Expand to view an example of five credentials being stored against four clouds
credentials:
  aws:
    <credential>:
      auth-type: access-key
      access-key: <key>
      secret-key: <key>
  azure:
    <credential>:
      auth-type: service-principal-secret
      application-id: <uuid>
      application-password: <password>
      subscription-id: <uuid>
  lxd:
    <credential a>:
      auth-type: interactive
      trust-password: <password>
    <credential b>:
      auth-type: interactive
      trust-password: <password>
  google:
    <credential>:
      auth-type: oauth2
      project-id: <project-id>
      private-key: <private-key>
      client-email: <email>
      client-id: <client-id>

credentials

Status: Required.

Purpose: Holds the credentials for every cloud.

Value: Map from clouds to their associated credentials.

credentials.<cloud>

Status: Required.

Purpose: Holds the credentials for a particular cloud.

Name: The cloud name, as defined by Juju (built-in clouds or public clouds) or by you.

Value: Map from credentials to their attributes.

credentials.<cloud>.<credential>

Status: Required.

Purpose: Holds the details for a particular credential.

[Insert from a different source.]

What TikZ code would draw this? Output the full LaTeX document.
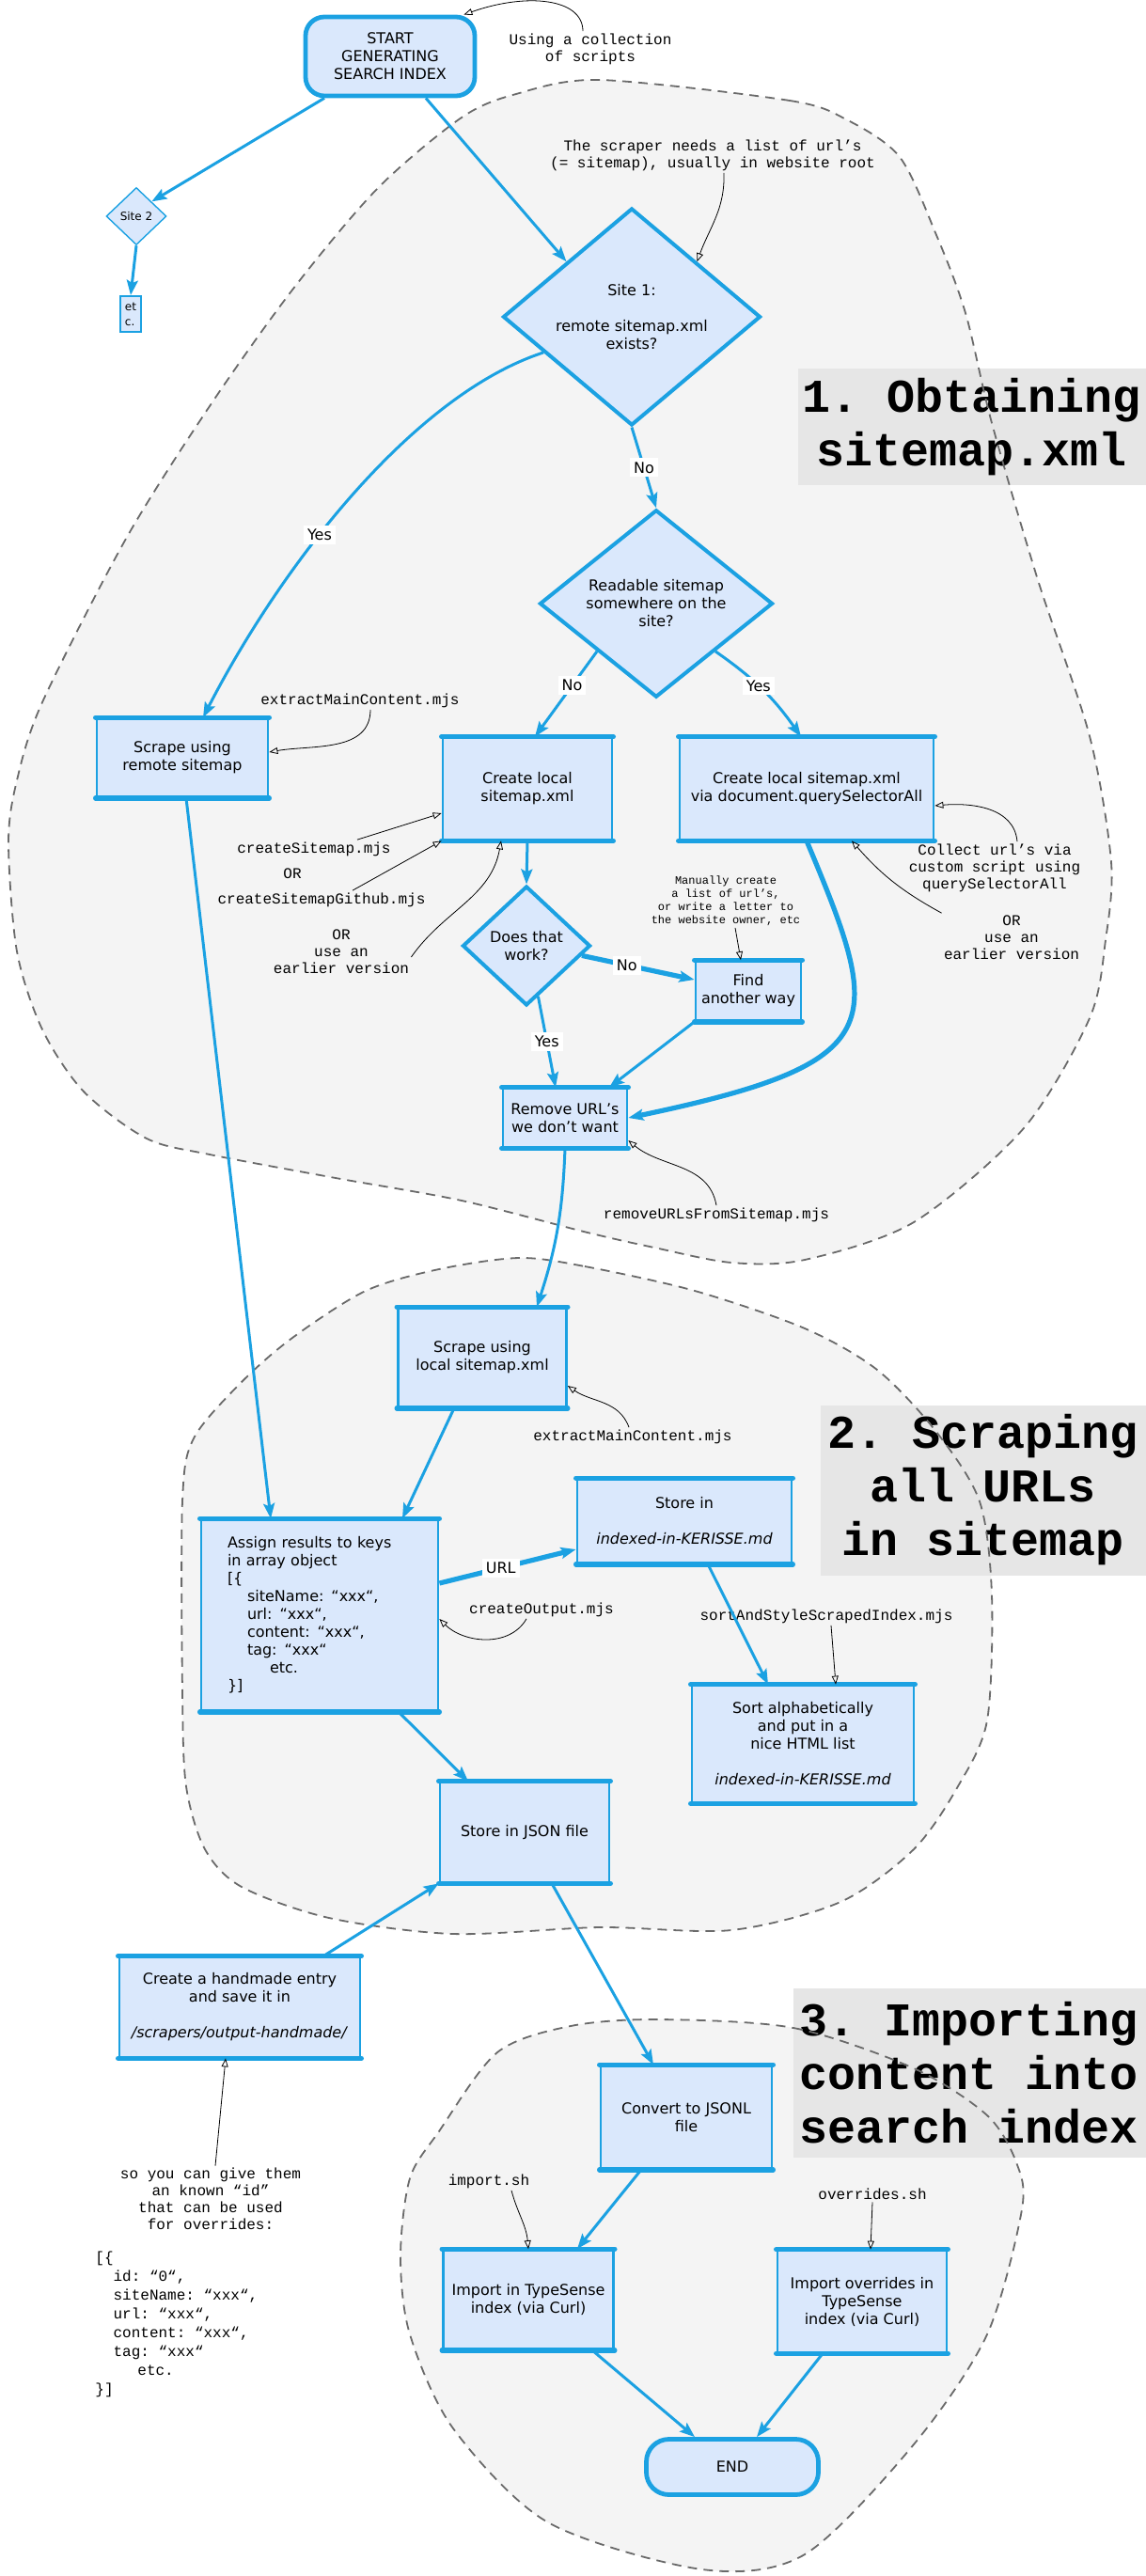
\documentclass[tikz,border=0pt]{standalone}
\usepackage{fontspec}
\setmainfont{DejaVu Sans}
\setmonofont{Liberation Mono}
\usepackage{tikz}
\usetikzlibrary{shapes.geometric,arrows.meta}

\definecolor{flowblue}{HTML}{1BA1E2}
\definecolor{boxfill}{HTML}{DAE8FC}
\definecolor{blobfill}{HTML}{F4F4F4}
\definecolor{blobline}{HTML}{6A6A6A}
\definecolor{labelgray}{HTML}{E6E6E6}

\tikzset{
  boxtext/.style={font=\fontsize{8}{9.5}\selectfont},
  boxbar/.style={draw=flowblue, line width=2.6pt, line cap=round, -},
  procbox/.style={draw=flowblue, fill=boxfill, line width=1.4pt, align=center, boxtext, inner sep=2pt,
    append after command={(\tikzlastnode.north west) edge[boxbar] (\tikzlastnode.north east)
      (\tikzlastnode.south west) edge[boxbar] (\tikzlastnode.south east)}},
  termbox/.style={draw=flowblue, fill=boxfill, line width=2.4pt, rounded corners=10pt, align=center, boxtext},
  decision/.style={diamond, draw=flowblue, fill=boxfill, line width=2pt, inner sep=0pt, align=center, boxtext},
  flow/.style={draw=flowblue, line width=1.5pt, -{Stealth[length=8pt,width=6pt,inset=1.5pt]}},
  flowthick/.style={flow, line width=2.6pt},
  edgelabel/.style={fill=white, boxtext, inner sep=2pt},
  note/.style={font=\ttfamily\fontsize{8}{9}\selectfont, align=center, inner sep=1pt},
  noteline/.style={draw=black, line width=0.4pt, -{Triangle[open,length=4.5pt,width=3.5pt]}},
  grouplabel/.style={fill=labelgray, font=\ttfamily\bfseries\fontsize{25}{28.5}\selectfont, align=center, inner sep=0pt},
  groupedge/.style={draw=blobline, line width=0.9pt, dash pattern=on 5pt off 3.5pt},
}

\begin{document}
\begin{tikzpicture}[x=0.5pt, y=-0.5pt]
\useasboundingbox (0,0) rectangle (1219,2740);

% the three stages
\path[save path=\blobone] plot[smooth cycle] coordinates {(638,85) (840,107) (900,127) (957,167) (996,250) (1027,333) (1055,450) (1104,617) (1159,783) (1182,917) (1176,1000) (1159,1083) (1089,1200) (972,1300) (856,1340) (778,1343) (696,1327) (625,1311) (491,1277) (357,1253) (223,1228) (156,1211) (89,1161) (45,1095) (18,1012) (9,896) (18,830) (45,747) (134,573) (223,432) (312,307) (402,200) (491,125) (549,100)};
\path[save path=\blobtwo] plot[smooth cycle] coordinates {(552,1338) (622,1347) (739,1373) (856,1413) (933,1457) (996,1523) (1042,1597) (1055,1697) (1050,1830) (1019,1900) (972,1967) (894,2023) (778,2053) (638,2050) (482,2057) (350,2040) (257,2007) (218,1967) (198,1900) (194,1800) (194,1597) (206,1530) (257,1470) (311,1423) (389,1373) (467,1350)};
\path[save path=\blobthree] plot[smooth cycle] coordinates {(700,2148) (844,2157) (972,2200) (1050,2250) (1081,2300) (1087,2350) (1050,2483) (972,2600) (856,2717) (747,2733) (583,2683) (482,2583) (436,2483) (426,2400) (436,2317) (467,2267) (529,2183) (607,2155)};
\fill[blobfill, use path=\blobone];
\fill[blobfill, use path=\blobtwo];
\fill[blobfill, use path=\blobthree];

\node[grouplabel, minimum width=185pt, minimum height=62pt] (title1) at (1034,454) {1. Obtaining\\sitemap.xml};
\node[grouplabel, minimum width=173pt, minimum height=90.5pt] (title2) at (1046,1585) {2. Scraping\\all URLs\\in sitemap};
\node[grouplabel, minimum width=187.5pt, minimum height=90pt] (title3) at (1031,2205) {3. Importing\\content into\\search index};

\path[groupedge, use path=\blobone];
\path[groupedge, use path=\blobtwo];
\path[groupedge, use path=\blobthree];

% steps
\node[termbox, minimum width=90pt, minimum height=42pt] (start) at (415,60) {START\\GENERATING\\SEARCH INDEX};
\node[decision, minimum width=32pt, minimum height=30.5pt, line width=0.7pt, font=\fontsize{6}{7}\selectfont] (site2) at (145,230) {Site 2};
\node[draw=flowblue, fill=boxfill, line width=1pt, minimum width=11pt, minimum height=19pt, inner sep=1pt, align=left, font=\fontsize{6}{8}\selectfont] (etc) at (139,334) {et\\c.};
\node[decision, minimum width=137pt, minimum height=115.5pt] (site1) at (672,337) {Site 1:\\~\\remote sitemap.xml\\exists?};
\node[decision, minimum width=124pt, minimum height=94pt] (readable) at (698,642) {Readable sitemap\\somewhere on the\\site?};
\node[procbox, minimum width=91pt, minimum height=41.5pt] (scraperemote) at (194,806) {Scrape using\\remote sitemap};
\node[procbox, minimum width=90pt, minimum height=54pt] (createlocal) at (561,839) {Create local\\sitemap.xml};
\node[procbox, minimum width=135pt, minimum height=54pt] (createqsa) at (858,839) {Create local sitemap.xml\\via document.querySelectorAll};
\node[decision, minimum width=68pt, minimum height=63.5pt] (does) at (560,1006) {Does that\\work?};
\node[procbox, minimum width=56pt, minimum height=31.5pt] (find) at (796,1054) {Find\\another way};
\node[procbox, minimum width=66pt, minimum height=31pt] (remove) at (601,1189) {Remove URL’s\\we don’t want};
\node[procbox, minimum width=89.5pt, minimum height=52.5pt] (scrapelocal) at (513,1444) {Scrape using\\local sitemap.xml};
\node[procbox, minimum height=101.5pt, align=left, text width=98pt, inner xsep=14pt] (assign) at (340,1718) {Assign results to keys\\in array object\\{[}\{\\\hspace*{10.5pt}siteName: “xxx“,\\\hspace*{10.5pt}url: “xxx“,\\\hspace*{10.5pt}content: “xxx“,\\\hspace*{10.5pt}tag: “xxx“\\\hspace*{22.5pt}etc.\\\}]};
\node[procbox, minimum width=114pt, minimum height=44.5pt] (storein) at (728,1618) {Store in\\~\\\textit{indexed-in-KERISSE.md}};
\node[procbox, minimum width=118pt, minimum height=62pt] (sort) at (854,1855) {Sort alphabetically\\and put in a\\nice HTML list\\~\\\textit{indexed-in-KERISSE.md}};
\node[procbox, minimum width=90pt, minimum height=53pt] (storejson) at (558,1949) {Store in JSON file};
\node[procbox, minimum width=128pt, minimum height=53pt] (handmade) at (255,2135) {Create a handmade entry\\and save it in\\~\\\textit{/scrapers/output-handmade/}};
\node[procbox, minimum width=91pt, minimum height=54.5pt] (convert) at (730,2252) {Convert to JSONL\\file};
\node[procbox, minimum width=90.5pt, minimum height=52.5pt] (import) at (562,2446) {Import in TypeSense\\index (via Curl)};
\node[procbox, minimum width=90pt, minimum height=54pt] (overrides) at (917,2448) {Import overrides in\\TypeSense\\index (via Curl)};
\node[termbox, minimum width=91.5pt, minimum height=29.5pt, rounded corners=12pt] (endnode) at (779,2624) {END};

% comments
\node[note] (usingnote) at (628,52) {Using a collection\\of scripts};
\node[note] (scrapernote) at (758,165) {The scraper needs a list of url’s\\(= sitemap), usually in website root};
\node[note] (extractnoteA) at (383,745) {extractMainContent.mjs};
\node[note] (csmnote) at (334,903) {createSitemap.mjs};
\node[note] (ornote) at (311,929) {OR};
\node[note] (csmgnote) at (342,957) {createSitemapGithub.mjs};
\node[note] (olderleft) at (363,1012) {OR\\use an\\earlier version};
\node[note] (collectnote) at (1058,923) {Collect url’s via\\custom script using\\querySelectorAll};
\node[note] (olderright) at (1076,997) {OR\\use an\\earlier version};
\node[note, font=\ttfamily\fontsize{6}{7}\selectfont] (manualnote) at (772,958) {Manually create\\a list of url’s,\\or write a letter to\\the website owner, etc};
\node[note] (removenote) at (762,1292) {removeURLsFromSitemap.mjs};
\node[note] (extractnoteB) at (673,1528) {extractMainContent.mjs};
\node[note] (outputnote) at (576,1712) {createOutput.mjs};
\node[note] (sortnote) at (879,1719) {sortAndStyleScrapedIndex.mjs};
\node[note] (idnote) at (224,2339) {so you can give them\\an known “id”\\that can be used\\for overrides:};
\node[note, anchor=west, align=left, font=\ttfamily\fontsize{8}{10}\selectfont] (codenote) at (99,2472) {{[}\{\\\hspace*{9.6pt}id: “0“,\\\hspace*{9.6pt}siteName: “xxx“,\\\hspace*{9.6pt}url: “xxx“,\\\hspace*{9.6pt}content: “xxx“,\\\hspace*{9.6pt}tag: “xxx“\\\hspace*{22.5pt}etc.\\\}]};
\node[note] (importnote) at (520,2320) {import.sh};
\node[note] (overridenote) at (928,2334) {overrides.sh};

% flow
\draw[flow] ([xshift=-35pt]start.south) -- (site2.north east);
\draw[flow] ([xshift=19pt]start.south) -- (site1.north west);
\draw[flow] (site2.south) -- (etc.north);
\draw[flow] (site1.south) -- node[edgelabel] {No} (readable.north);
\draw[flow] (site1.202) .. controls (440,420) and (300,600) .. node[edgelabel, pos=0.6] {Yes} ([xshift=11pt]scraperemote.north);
\draw[flow] (readable.south west) -- node[edgelabel, pos=0.4] {No} ([xshift=4pt]createlocal.north);
\draw[flow] (readable.south east) to[bend left=10] node[edgelabel, pos=0.45] {Yes} ([xshift=-3pt]createqsa.north);
\draw[flow] (createlocal.south) -- (does.north);
\draw[flowthick] (does.-10) -- node[edgelabel, pos=0.4] {No} ([yshift=6pt]find.west);
\draw[flow] (does.-77) -- node[edgelabel] {Yes} ([xshift=-5pt]remove.north);
\draw[flow] (find.south west) -- ([xshift=23.5pt]remove.north);
\draw[flowthick] (createqsa.south) .. controls (940,1090) and (950,1130) .. (remove.east);
\draw[flow] (remove.south) to[bend left=8] ([xshift=29pt]scrapelocal.north);
\draw[flow] ([xshift=2pt]scraperemote.south) -- ([xshift=-26pt]assign.north);
\draw[flow] ([xshift=-15pt]scrapelocal.south) -- ([xshift=44pt]assign.north);
\draw[flowthick] ([yshift=17pt]assign.east) -- node[edgelabel, pos=0.45] {URL} ([yshift=-15pt]storein.west);
\draw[flow] ([xshift=12.5pt]storein.south) -- ([xshift=-18.5pt]sort.north);
\draw[flow] ([xshift=42pt]assign.south) -- ([xshift=-30pt]storejson.north);
\draw[flow] ([xshift=44.5pt]handmade.north) -- (storejson.south west);
\draw[flow] ([xshift=14.5pt]storejson.south) -- ([xshift=-17.5pt]convert.north);
\draw[flow] ([xshift=-24pt]convert.south) -- ([xshift=26pt]import.north);
\draw[flow] ([xshift=34pt]import.south) -- ([xshift=-20pt]endnode.north);
\draw[flow] ([xshift=-21pt]overrides.south) -- ([xshift=13pt]endnode.north);

% comment pointers
\draw[noteline] ([xshift=-4pt]usingnote.north) .. controls (620,-2) and (560,-8) .. ([xshift=-7pt]start.north east);
\draw[noteline] ([xshift=6pt]scrapernote.south) to[out=-88, in=70] (site1.north east);
\draw[noteline] ([xshift=5.5pt]extractnoteA.south) to[out=-90, in=10] ([yshift=3pt]scraperemote.east);
\draw[noteline] ([xshift=23pt]csmnote.north) -- ([yshift=-13pt]createlocal.west);
\draw[noteline] ([xshift=16.5pt]csmgnote.north) -- (createlocal.south west);
\draw[noteline] ([yshift=-3pt]olderleft.east) to[out=55, in=-100] ([xshift=-14pt]createlocal.south);
\draw[noteline] ([xshift=12pt]collectnote.north) to[out=95, in=5] ([yshift=-9pt]createqsa.east);
\draw[noteline] (olderright.north west) to[bend left=10] ([xshift=24pt]createqsa.south);
\draw[noteline] ([xshift=5pt]manualnote.south) -- ([xshift=-4pt]find.north);
\draw[noteline] (removenote.north) to[out=100, in=-40] ([yshift=-12pt]remove.east);
\draw[noteline] ([xshift=-2pt]extractnoteB.north) to[out=110, in=-35] ([yshift=-15pt]scrapelocal.east);
\draw[noteline] ([xshift=-8pt]outputnote.south) to[out=-120, in=-45] ([yshift=-2pt]assign.east);
\draw[noteline] ([xshift=2.5pt]sortnote.south) -- ([xshift=17.5pt]sort.north);
\draw[noteline] ([xshift=2.5pt]idnote.north) -- ([xshift=-7.5pt]handmade.south);
\draw[noteline] ([xshift=12pt]importnote.south) to[out=-75, in=95] (import.north);
\draw[noteline] (overridenote.south) -- ([xshift=4.5pt]overrides.north);
\end{tikzpicture}
\end{document}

Name: The credential name, as defined by Juju (built-in clouds) or by you. Must be unique within the cloud. :warning: Because there is no central way to constrain what credential names get used nor oversee what authentication material they represent, different devices can associate the same name with different material, or different names with the same material. This is something to keep in mind, especially in a multi-user context.

Value: Map from credential attributes (e.g., auth-type) to their values.

credentials.<cloud>.<credential>.auth-type

Status: Required.

Purpose: Holds the authentication type associated with this credential.

Value: Scalar denoting (one of) the authentication type(s) from your cloud definition. Cloud-specific. See more: List of supported clouds > <cloud>.

credentials.<cloud>.<credential>.auth-type.<attribute>

Status: Required.

Purpose: Holds information associated with a particular attribute of the authentication type (e.g., subscription-id). Authentication-type-specific. See more: List of supported clouds > <cloud>.

Value: Scalar denoting the value for the attribute.